According to Beliaev in Central Asian Music (1962), the temir komuz (i.e. the iron komuz, komuz meaning a three-stringed lute, tuned to fourths or fifths) is Kyrgyz for Jew’s harp; it’s played mainly by women & children and is played while whistling. He says: “Melodies for the temir komuz are of special interest. On theis insturment the lower buzzing tone is a drone and a narrow ranging melody, consiting of overtones, is produced above.” He transcribes the melody for a traditional song called “The Grey Calf”, the bass part of which is played on the temir komuz and the melody is whistled. (I wish there was some kind of plugin or something so I could show you the transcriptions of overtone-singing from Melodii Khoomeya.) He writes: “It is impossible to overlook the production through whistling of two-voiced vocal music by one person on this simple idiophone*. This technique, called khoomei among the Tuvins and uzliau among the Bashkirs, belongs to one of the oldest and most original ways of producing harmonics with simultaneous sonding of an extended fundamental pitch. (The translator notes: “Beliav’s remark is in accordance with the general tendency among Soviet ethnomusicologists to ignore the flute repertories of Asian peoples.” I think this note refers to the following fact: the Kyrgyz choor, Mongol/Tuvan tsuur/zuur, is an “end-blown” flute which is placed against the lip or sometimes the teeth on one side of the mouth: the player blows the melody through the flute and simultaneously creates a steady drone accompaniement to the melody with his mouth.) Beliaev remarks about the Kazakh shan kobiz that it too is a domestic, primarily children’s instrument (and notes that this is generally the case throughout Central Asia).

One reason why the Jew’s harp is so widely used among nomadic peoples (and is generally a children’s instrument there) may be that it requires a full set of [front] teeth to play – nomadic peoples, living on meat and dairy, have healthier, stronger teeth than sedentary people, living on grains; adults are less likely to have a full set of teeth then children and adolescents.
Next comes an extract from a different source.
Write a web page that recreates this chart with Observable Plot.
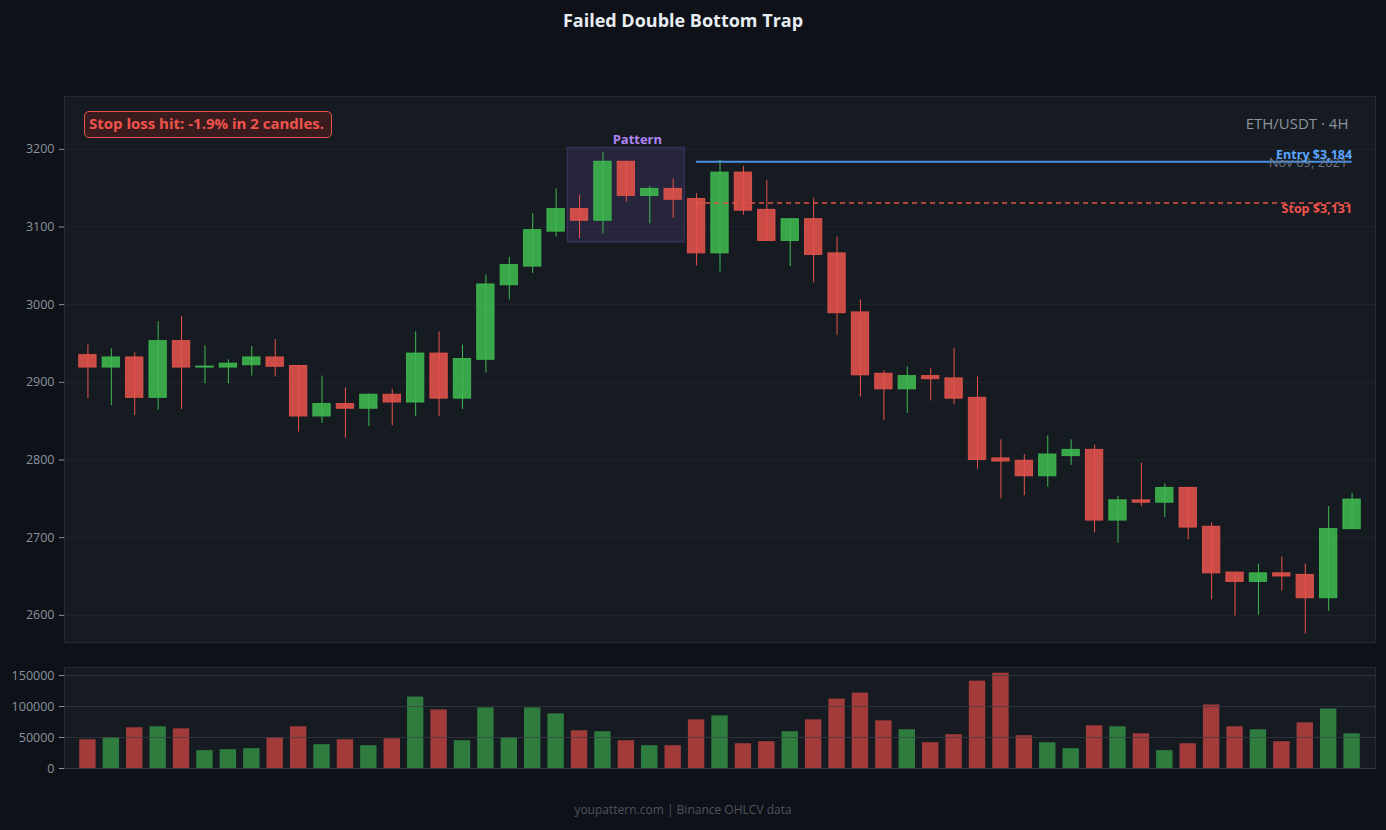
<!DOCTYPE html>
<html>
<head>
<meta charset="utf-8">
<script src="https://cdn.jsdelivr.net/npm/d3@7"></script>
<script src="https://cdn.jsdelivr.net/npm/@observablehq/plot@0.6"></script>
<style>
  html, body { margin: 0; padding: 0; background: #0e1118; }
  #wrap { position: relative; width: 1386px; height: 830px; background: #0e1118; font-family: "Open Sans", sans-serif; overflow: hidden; }
  #title { position: absolute; left: 0; top: 7px; width: 1366px; text-align: center; color: #e6edf3; font-weight: 700; font-size: 18px; line-height: 26px; }
  #main { position: absolute; left: 0; top: 40px; }
  #vol { position: absolute; left: 0; top: 652px; }
  #footer { position: absolute; left: 0; top: 800px; width: 1366px; text-align: center; color: #4d545d; font-size: 12px; line-height: 20px; }
  #stopbox { position: absolute; left: 84px; top: 111px; width: 248px; height: 27px; box-sizing: border-box; border: 1.5px solid #e5534b; border-radius: 5px; background: #3a1c1f; color: #f0544c; font-weight: 700; font-size: 15px; line-height: 23px; padding-left: 4px; white-space: nowrap; }
</style>
</head>
<body>
<div id="wrap">
  <div id="title"></div>
  <div id="main"></div>
  <div id="vol"></div>
  <div id="stopbox"></div>
  <div id="footer"></div>
</div>
<script>
// ---- Data ----
const titleText = "Failed Double Bottom Trap";
const footerText = "youpattern.com | Binance OHLCV data";
const stopNote = "Stop loss hit: -1.9% in 2 candles.";
const pairLabel = "ETH/USDT · 4H";
const dateLabel = "Nov 09, 2021";

const opens  = [2935,2919,2932,2880,2953,2919,2919,2922,2932,2921,2856,2872,2866,2884,2874,2937,2879,2929,3025,3049,3094,3123,3108,3184,3140,3149,3136,3066,3170,3122,3082,3110,3066,2990,2911,2891,2908,2905,2880,2802,2799,2779,2805,2813,2722,2748,2745,2764,2714,2655,2643,2654,2652,2622,2711];
const highs  = [2948,2943,2938,2978,2985,2947,2929,2946,2955,2922,2908,2893,2885,2891,2965,2965,2948,3038,3061,3117,3149,3141,3196,3184,3152,3162,3143,3186,3178,3160,3111,3137,3087,3006,2915,2920,2918,2944,2907,2826,2807,2831,2826,2819,2753,2796,2769,2764,2719,2655,2666,2675,2666,2740,2757];
const lows   = [2879,2870,2857,2864,2865,2898,2898,2908,2907,2836,2847,2828,2843,2844,2856,2856,2865,2912,3006,3040,3087,3085,3091,3132,3104,3111,3050,3042,3115,3082,3049,3028,2960,2881,2851,2860,2876,2871,2788,2750,2754,2765,2793,2706,2693,2740,2726,2697,2620,2599,2600,2631,2576,2605,2710];
const closes = [2919,2932,2880,2953,2919,2920,2924,2932,2920,2856,2872,2866,2884,2874,2937,2879,2930,3026,3051,3096,3123,3108,3184,3140,3149,3135,3066,3170,3121,3082,3110,3064,2989,2909,2891,2908,2904,2879,2800,2798,2779,2807,2813,2722,2748,2745,2764,2713,2654,2643,2654,2650,2622,2711,2749];
const volumes = [46400,49700,65700,67300,64000,28800,30400,32000,49700,67300,38400,46400,36800,48000,115300,94500,44800,97700,49700,97700,88100,60900,59300,44800,36800,36800,78500,84900,40000,43200,59300,78500,112000,121700,76900,62500,41600,54500,141000,153800,52900,41600,32000,68900,67300,56000,28800,40000,102500,67300,62500,43200,73700,96100,56000];

const priceTicks = [2600, 2700, 2800, 2900, 3000, 3100, 3200];
const volumeTicks = [0, 50000, 100000, 150000];

const entryPrice = 3184;
const stopPrice = 3131;
const tradeStart = 26;   // candle index where entry/stop lines begin
const patternStart = 21; // first candle of pattern
const patternEnd = 25;   // last candle of pattern
const patternTop = 3202;
const patternBottom = 3080;

// ---- Styles ----
const UP = "#3fb950", DOWN = "#e5534b";
const UP_VOL = "#2e7d3e", DOWN_VOL = "#a33b3b";
const FONT = "Open Sans, sans-serif";

// ---- Tables built from arrays ----
const candles = opens.map((o, i) => {
  const c = closes[i];
  const lo = Math.min(o, c), hi = Math.max(o, c);
  return {i, o, h: highs[i], l: lows[i], c, bodyLo: lo, bodyHi: hi - lo < 1.2 ? lo + 1.2 : hi, up: c >= o, v: volumes[i]};
});

document.getElementById("title").textContent = titleText;
document.getElementById("footer").textContent = footerText;
document.getElementById("stopbox").textContent = stopNote;

const main = Plot.plot({
  width: 1386,
  height: 612,
  marginTop: 56,
  marginBottom: 10,
  marginLeft: 64,
  marginRight: 11,
  style: {background: "transparent", color: "#8b949e", fontFamily: FONT, fontSize: "12.5px"},
  x: {domain: [-1, 55], axis: null},
  y: {domain: [2565, 3268], axis: null},
  marks: [
    Plot.frame({fill: "#161b22", stroke: "#262b33"}),
    Plot.gridY(priceTicks, {stroke: "#20252c", strokeOpacity: 1}),
    Plot.axisY(priceTicks, {tickSize: 5, tickPadding: 5, tickFormat: d => String(d), stroke: "#8b949e", fill: "#8b949e", fontSize: 12.5, label: null}),
    Plot.rect([{x1: patternStart - 0.5, x2: patternEnd + 0.5, y1: patternBottom, y2: patternTop}], {
      x1: "x1", x2: "x2", y1: "y1", y2: "y2",
      fill: "#a371f7", fillOpacity: 0.12, stroke: "#a371f7", strokeOpacity: 0.18, strokeWidth: 1.5
    }),
    Plot.text(["Pattern"], {x: (patternStart + patternEnd) / 2, y: patternTop, text: d => d, dx: 11, dy: -8, fill: "#b084f5", fontWeight: 700, fontSize: 13}),
    Plot.ruleX(candles, {x: "i", y1: "l", y2: "h", stroke: d => d.up ? UP : DOWN, strokeWidth: 1}),
    Plot.rect(candles, {
      x1: d => d.i - 0.37, x2: d => d.i + 0.37, y1: "bodyLo", y2: "bodyHi",
      fill: d => d.up ? UP : DOWN, fillOpacity: 0.88, stroke: d => d.up ? UP : DOWN, strokeOpacity: 0.9, strokeWidth: 1
    }),
    Plot.ruleY([entryPrice], {x1: tradeStart, x2: 54, y: d => d, stroke: "#4a90e2", strokeWidth: 2}),
    Plot.ruleY([stopPrice], {x1: tradeStart, x2: 54, y: d => d, stroke: "#e5534b", strokeWidth: 1.5, strokeDasharray: "5,4"}),
    Plot.text([dateLabel], {frameAnchor: "top-right", lineAnchor: "middle", text: d => d, dx: -28, dy: 66, fill: "#6e7681", fontSize: 13, textAnchor: "end"}),
    Plot.text([`Entry $${d3.format(",")(entryPrice)}`], {x: 54, y: entryPrice, text: d => d, dy: -7, textAnchor: "end", fill: "#58a6ff", fontWeight: 700, fontSize: 12.5}),
    Plot.text([`Stop $${d3.format(",")(stopPrice)}`], {x: 54, y: stopPrice, text: d => d, dy: 6, textAnchor: "end", fill: "#f0544c", fontWeight: 700, fontSize: 12.5}),
    Plot.text([pairLabel], {frameAnchor: "top-right", lineAnchor: "middle", text: d => d, dx: -27, dy: 28, fill: "#8b949e", fontSize: 15, textAnchor: "end"})
  ]
});
document.getElementById("main").appendChild(main);

const vol = Plot.plot({
  width: 1386,
  height: 126,
  marginTop: 15,
  marginBottom: 10,
  marginLeft: 64,
  marginRight: 11,
  style: {background: "transparent", color: "#8b949e", fontFamily: FONT, fontSize: "12.5px"},
  x: {domain: [-1, 55], axis: null},
  y: {domain: [0, 163000], axis: null},
  marks: [
    Plot.frame({fill: "#161b22", stroke: "#262b33"}),
    Plot.axisY(volumeTicks, {tickSize: 5, tickPadding: 5, tickFormat: d => String(d), stroke: "#8b949e", fill: "#8b949e", fontSize: 12.5, label: null}),
    Plot.rectY(candles, {x1: d => d.i - 0.35, x2: d => d.i + 0.35, y1: 0, y2: "v", fill: d => d.up ? UP_VOL : DOWN_VOL}),
    Plot.gridY(volumeTicks, {stroke: "#3a3f47", strokeOpacity: 0.7})
  ]
});
document.getElementById("vol").appendChild(vol);
</script>
</body>
</html>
At least, that seemed clear and obvious to me this afternoon, when I was in the middle of something else and hadn’t had a chance to phrase it out. That’s enough.

* An idiophone is an instrument that itself vibrates, like a bell or a washboard; as opposed to an instrument which contains a vibrating part, like stringed instruments, or that causes a column of air to vibrate, like a flute. It’s the percussions section, minus the membranophones (the drums).

** I couldn’t work this in anywhere else above, but I would have to tie it in somehow like this: the melodies produced by overtone singers (or bells, or any other instrument which produces strong partial tones) sometimes sound a little “off” or a little sour to people used to the intervals in equal temperament, since the overtones produced are from pure, untempered intervals. I was reading yesterday about organs – as equal temperament became more popular, organs were altered by placing small valves in the pipes to alter the pitches produced, until finally organ pipes were standardly manufactured to produce equal-tempered pitches. The author of the book I was reading (it may have been The Story of the Organ; the title was something like that) told how once, when on a visit to New Zealand, he was playing a hymn in D-flat for a church choir, and it sounded terrible, and the choir was thrown off. The local organ-tuner was sent for, and on hearing the problem, refused to do anything to solve it. It turned out that this man, the only tuner in that part of New Zealand and a firm believer in just temperament, himself physically altered the pipes of any organ imported from England before installation so that they would play in just temperament.